What to work on
Copy all lines holding the word "this" from the entries.
═══
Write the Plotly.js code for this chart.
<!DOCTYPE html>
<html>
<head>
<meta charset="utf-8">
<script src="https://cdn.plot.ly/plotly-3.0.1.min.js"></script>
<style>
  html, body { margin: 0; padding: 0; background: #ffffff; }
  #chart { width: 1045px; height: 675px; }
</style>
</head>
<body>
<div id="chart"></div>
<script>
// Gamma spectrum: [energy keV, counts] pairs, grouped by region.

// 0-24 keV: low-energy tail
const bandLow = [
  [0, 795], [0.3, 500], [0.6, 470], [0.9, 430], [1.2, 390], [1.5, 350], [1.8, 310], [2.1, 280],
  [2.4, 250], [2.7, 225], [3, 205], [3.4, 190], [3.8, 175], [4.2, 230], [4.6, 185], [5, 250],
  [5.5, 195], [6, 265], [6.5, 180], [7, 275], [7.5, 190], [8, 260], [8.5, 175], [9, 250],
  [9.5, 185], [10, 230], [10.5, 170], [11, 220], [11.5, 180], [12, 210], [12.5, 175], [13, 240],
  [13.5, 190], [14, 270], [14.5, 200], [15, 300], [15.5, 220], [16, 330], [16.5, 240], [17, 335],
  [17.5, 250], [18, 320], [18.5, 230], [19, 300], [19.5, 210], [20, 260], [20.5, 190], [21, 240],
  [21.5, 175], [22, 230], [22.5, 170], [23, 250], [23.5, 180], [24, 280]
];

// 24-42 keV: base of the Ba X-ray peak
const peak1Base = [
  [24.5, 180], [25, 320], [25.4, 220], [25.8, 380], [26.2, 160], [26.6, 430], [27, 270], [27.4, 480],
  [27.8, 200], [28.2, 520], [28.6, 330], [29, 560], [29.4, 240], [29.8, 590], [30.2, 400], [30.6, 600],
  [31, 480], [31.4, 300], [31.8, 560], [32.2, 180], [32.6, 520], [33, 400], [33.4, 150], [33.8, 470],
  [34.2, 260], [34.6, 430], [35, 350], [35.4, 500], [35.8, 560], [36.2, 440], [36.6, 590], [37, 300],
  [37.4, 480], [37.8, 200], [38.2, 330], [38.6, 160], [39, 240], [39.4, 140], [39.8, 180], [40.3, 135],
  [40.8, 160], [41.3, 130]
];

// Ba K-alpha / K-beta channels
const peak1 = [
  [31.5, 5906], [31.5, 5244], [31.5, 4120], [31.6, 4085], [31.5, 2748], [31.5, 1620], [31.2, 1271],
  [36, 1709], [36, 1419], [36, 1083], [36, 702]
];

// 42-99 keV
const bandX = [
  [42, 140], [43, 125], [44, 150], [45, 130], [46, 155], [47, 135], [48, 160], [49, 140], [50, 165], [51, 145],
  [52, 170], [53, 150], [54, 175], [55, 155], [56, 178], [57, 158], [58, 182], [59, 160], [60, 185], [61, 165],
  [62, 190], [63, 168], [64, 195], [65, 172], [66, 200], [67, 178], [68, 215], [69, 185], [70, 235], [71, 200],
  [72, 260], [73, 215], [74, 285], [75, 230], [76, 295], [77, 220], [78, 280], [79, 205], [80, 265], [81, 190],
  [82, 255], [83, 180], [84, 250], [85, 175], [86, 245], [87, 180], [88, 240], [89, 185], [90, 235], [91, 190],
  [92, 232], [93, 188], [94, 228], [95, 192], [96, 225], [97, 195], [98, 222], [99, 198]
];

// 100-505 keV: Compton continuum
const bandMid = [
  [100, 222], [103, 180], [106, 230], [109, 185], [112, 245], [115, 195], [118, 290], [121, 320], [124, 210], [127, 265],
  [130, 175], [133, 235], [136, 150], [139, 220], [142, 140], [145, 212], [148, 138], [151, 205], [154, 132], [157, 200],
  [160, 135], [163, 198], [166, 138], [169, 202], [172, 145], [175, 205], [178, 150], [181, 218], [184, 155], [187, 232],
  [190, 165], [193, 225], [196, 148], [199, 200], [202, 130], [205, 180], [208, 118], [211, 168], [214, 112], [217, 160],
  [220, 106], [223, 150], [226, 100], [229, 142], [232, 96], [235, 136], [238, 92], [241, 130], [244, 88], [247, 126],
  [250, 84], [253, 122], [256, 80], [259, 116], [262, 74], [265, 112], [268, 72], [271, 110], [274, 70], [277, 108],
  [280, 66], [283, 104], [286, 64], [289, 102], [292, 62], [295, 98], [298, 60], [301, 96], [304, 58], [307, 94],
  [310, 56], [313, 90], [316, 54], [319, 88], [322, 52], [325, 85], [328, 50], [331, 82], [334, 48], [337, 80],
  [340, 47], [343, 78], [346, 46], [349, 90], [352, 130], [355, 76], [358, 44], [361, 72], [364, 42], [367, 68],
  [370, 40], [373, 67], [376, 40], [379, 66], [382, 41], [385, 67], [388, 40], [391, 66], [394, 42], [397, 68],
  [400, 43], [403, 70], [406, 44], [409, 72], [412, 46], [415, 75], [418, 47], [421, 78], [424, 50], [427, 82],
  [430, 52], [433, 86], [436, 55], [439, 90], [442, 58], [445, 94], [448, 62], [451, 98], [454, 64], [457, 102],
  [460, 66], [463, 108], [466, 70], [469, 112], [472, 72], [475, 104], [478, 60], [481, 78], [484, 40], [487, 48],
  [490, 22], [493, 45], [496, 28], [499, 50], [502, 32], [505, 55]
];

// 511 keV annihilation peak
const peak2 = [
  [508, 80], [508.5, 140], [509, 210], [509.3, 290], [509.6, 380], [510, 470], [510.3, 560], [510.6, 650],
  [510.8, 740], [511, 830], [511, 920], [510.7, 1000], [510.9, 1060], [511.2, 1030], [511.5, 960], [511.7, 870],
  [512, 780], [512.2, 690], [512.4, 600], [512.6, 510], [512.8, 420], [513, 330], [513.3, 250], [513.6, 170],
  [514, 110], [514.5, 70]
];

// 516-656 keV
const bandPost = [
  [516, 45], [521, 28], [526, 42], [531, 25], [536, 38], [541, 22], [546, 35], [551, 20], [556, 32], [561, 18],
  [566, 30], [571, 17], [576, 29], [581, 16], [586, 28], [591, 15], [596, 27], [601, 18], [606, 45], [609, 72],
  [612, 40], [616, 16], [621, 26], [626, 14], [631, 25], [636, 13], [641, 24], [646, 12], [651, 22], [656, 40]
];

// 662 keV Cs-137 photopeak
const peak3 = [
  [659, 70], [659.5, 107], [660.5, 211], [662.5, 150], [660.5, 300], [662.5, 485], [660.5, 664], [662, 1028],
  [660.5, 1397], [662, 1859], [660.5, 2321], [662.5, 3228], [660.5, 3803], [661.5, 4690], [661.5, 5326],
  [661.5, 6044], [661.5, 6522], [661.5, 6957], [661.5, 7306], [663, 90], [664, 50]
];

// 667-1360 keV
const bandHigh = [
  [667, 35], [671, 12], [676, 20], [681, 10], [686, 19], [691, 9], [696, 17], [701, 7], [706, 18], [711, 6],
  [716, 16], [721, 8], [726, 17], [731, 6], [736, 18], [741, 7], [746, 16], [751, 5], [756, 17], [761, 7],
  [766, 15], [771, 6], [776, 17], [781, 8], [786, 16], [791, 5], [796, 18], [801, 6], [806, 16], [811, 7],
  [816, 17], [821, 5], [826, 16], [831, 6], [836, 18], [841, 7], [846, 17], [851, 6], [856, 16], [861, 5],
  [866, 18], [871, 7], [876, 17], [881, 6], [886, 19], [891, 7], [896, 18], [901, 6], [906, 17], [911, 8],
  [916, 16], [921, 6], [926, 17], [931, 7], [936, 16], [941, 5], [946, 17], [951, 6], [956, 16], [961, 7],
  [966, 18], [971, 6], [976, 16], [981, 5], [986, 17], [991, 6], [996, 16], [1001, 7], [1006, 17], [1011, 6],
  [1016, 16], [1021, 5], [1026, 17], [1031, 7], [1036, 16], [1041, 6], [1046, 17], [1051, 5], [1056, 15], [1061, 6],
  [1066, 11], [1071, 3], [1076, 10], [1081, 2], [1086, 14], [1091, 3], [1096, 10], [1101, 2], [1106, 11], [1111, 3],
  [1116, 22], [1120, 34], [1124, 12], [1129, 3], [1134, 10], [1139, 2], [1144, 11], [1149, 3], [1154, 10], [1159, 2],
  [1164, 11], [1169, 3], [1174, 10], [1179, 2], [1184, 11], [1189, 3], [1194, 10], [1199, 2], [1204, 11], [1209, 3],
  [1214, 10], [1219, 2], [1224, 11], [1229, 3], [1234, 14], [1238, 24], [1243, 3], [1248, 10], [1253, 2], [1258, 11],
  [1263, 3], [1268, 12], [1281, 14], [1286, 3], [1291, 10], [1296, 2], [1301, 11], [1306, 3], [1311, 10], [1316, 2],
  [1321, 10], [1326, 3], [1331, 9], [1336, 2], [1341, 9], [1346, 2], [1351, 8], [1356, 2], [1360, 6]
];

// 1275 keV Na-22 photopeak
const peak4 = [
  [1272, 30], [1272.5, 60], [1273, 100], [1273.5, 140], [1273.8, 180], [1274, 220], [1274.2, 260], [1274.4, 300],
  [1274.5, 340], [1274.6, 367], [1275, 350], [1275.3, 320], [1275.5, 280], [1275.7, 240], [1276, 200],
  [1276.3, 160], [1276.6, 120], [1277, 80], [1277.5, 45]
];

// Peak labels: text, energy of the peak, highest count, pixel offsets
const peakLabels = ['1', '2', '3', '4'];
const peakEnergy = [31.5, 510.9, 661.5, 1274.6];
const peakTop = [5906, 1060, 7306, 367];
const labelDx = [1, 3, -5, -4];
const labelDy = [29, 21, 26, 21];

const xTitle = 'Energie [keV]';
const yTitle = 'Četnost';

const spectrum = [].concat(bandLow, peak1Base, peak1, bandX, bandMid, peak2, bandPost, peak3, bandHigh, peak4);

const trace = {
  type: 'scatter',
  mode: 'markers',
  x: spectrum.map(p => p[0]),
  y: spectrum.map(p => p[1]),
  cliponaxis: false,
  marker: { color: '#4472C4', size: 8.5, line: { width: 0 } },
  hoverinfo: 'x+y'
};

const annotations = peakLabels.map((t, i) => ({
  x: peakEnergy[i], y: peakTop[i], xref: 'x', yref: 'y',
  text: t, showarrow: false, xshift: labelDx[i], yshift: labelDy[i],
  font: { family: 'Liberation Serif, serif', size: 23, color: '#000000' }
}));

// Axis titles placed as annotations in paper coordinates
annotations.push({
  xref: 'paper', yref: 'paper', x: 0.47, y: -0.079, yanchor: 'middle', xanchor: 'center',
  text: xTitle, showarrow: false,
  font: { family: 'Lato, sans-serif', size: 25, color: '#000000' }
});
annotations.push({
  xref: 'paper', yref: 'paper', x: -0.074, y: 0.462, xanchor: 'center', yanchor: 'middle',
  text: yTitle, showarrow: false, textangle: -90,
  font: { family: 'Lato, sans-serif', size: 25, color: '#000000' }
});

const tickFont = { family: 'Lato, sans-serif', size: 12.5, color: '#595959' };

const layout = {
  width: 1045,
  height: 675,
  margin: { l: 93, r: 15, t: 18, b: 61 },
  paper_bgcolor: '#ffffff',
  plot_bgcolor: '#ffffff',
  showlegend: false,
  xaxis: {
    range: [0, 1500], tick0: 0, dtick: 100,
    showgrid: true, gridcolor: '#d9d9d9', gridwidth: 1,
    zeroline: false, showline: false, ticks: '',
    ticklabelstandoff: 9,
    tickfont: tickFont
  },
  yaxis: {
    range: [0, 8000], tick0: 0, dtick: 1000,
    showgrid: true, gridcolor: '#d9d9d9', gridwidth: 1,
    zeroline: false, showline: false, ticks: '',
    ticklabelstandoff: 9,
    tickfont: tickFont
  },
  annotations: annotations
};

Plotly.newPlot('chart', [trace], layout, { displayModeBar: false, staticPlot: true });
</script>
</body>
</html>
═══
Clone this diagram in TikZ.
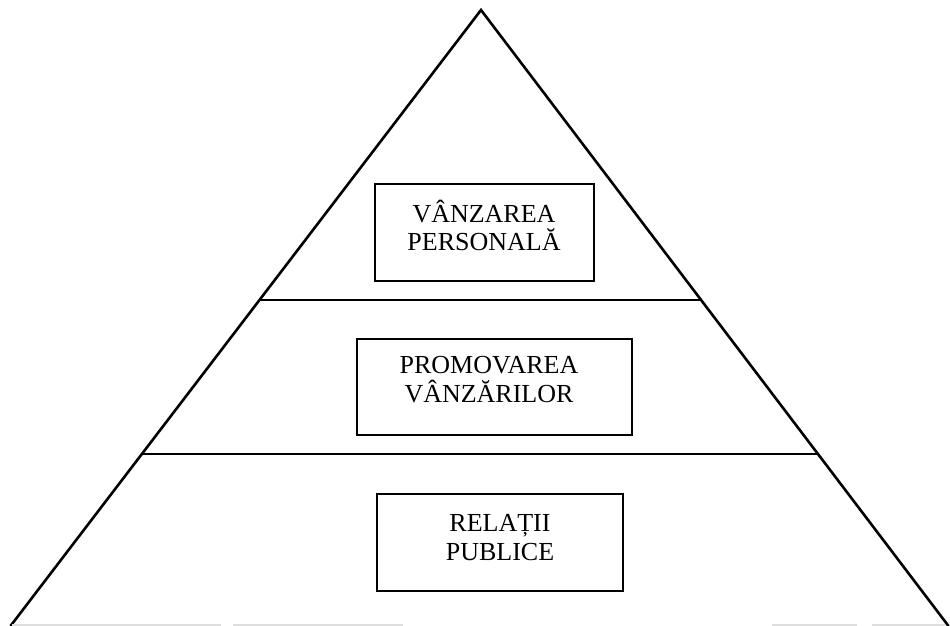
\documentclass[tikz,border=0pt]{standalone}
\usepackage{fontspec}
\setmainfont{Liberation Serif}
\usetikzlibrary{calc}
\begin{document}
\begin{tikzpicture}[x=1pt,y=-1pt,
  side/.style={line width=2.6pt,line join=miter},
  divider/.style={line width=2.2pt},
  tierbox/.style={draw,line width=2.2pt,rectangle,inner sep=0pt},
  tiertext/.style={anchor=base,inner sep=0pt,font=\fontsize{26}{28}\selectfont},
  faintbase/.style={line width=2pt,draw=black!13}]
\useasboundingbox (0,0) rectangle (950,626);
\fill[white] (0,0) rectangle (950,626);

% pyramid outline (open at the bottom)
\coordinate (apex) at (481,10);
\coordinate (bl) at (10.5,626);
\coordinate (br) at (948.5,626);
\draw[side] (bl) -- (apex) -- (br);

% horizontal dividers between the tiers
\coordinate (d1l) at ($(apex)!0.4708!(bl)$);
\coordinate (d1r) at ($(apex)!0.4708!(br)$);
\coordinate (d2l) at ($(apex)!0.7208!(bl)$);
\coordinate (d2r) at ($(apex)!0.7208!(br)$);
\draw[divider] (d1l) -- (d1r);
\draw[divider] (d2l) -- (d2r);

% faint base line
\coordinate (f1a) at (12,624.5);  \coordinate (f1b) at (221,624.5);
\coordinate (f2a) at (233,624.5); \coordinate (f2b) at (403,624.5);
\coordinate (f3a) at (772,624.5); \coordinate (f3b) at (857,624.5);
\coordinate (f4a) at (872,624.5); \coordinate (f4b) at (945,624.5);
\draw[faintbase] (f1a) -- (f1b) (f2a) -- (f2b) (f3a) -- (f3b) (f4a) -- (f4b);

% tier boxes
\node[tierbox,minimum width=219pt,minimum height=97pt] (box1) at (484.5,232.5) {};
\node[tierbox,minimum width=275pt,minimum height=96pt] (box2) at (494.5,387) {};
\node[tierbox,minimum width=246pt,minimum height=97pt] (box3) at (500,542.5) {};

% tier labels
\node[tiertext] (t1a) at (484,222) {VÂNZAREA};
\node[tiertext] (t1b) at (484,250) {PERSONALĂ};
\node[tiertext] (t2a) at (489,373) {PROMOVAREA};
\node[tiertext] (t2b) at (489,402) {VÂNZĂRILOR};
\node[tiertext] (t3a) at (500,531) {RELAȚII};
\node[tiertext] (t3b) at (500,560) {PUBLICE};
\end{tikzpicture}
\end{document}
═══
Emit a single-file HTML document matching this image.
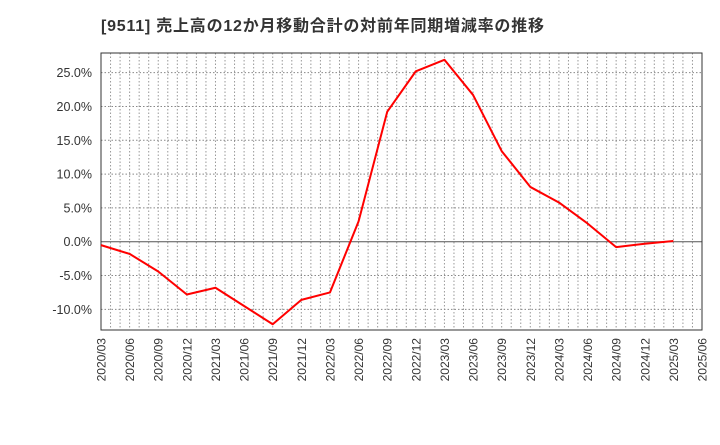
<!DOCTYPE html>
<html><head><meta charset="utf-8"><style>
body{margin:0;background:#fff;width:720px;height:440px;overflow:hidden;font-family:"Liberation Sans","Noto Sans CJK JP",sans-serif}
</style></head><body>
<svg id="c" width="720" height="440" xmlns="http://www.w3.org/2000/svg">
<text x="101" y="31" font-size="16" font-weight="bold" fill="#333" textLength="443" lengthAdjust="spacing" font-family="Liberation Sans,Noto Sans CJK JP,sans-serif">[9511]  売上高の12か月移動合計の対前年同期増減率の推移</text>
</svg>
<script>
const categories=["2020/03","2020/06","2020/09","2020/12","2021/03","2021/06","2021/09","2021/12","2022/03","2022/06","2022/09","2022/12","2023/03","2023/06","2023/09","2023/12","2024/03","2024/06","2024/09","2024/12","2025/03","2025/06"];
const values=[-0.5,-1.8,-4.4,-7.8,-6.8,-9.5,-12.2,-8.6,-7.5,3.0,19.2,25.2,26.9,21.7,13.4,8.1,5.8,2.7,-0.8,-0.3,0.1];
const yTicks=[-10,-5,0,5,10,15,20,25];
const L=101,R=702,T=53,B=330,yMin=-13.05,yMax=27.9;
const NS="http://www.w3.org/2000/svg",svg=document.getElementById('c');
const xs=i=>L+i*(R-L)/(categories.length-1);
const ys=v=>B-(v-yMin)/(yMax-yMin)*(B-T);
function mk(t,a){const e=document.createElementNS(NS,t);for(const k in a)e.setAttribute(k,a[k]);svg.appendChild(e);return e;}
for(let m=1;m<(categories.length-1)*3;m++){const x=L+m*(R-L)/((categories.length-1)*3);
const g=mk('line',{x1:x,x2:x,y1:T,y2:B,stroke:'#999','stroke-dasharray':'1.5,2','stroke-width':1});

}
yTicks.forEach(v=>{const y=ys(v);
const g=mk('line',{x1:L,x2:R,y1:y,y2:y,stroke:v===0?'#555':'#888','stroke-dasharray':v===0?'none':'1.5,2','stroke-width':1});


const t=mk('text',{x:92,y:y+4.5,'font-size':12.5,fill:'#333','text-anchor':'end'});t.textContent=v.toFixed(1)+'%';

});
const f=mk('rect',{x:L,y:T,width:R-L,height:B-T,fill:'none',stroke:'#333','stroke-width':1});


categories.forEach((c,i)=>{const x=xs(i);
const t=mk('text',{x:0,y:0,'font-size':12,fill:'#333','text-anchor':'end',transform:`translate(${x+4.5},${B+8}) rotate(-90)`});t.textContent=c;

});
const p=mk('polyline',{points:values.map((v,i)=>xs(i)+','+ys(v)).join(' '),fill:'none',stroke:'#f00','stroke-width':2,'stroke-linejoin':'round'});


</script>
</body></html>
═══
Answer to the exercise
Write the Plotly.js code for this chart.
Clone this diagram in TikZ.
Emit a single-file HTML document matching this image.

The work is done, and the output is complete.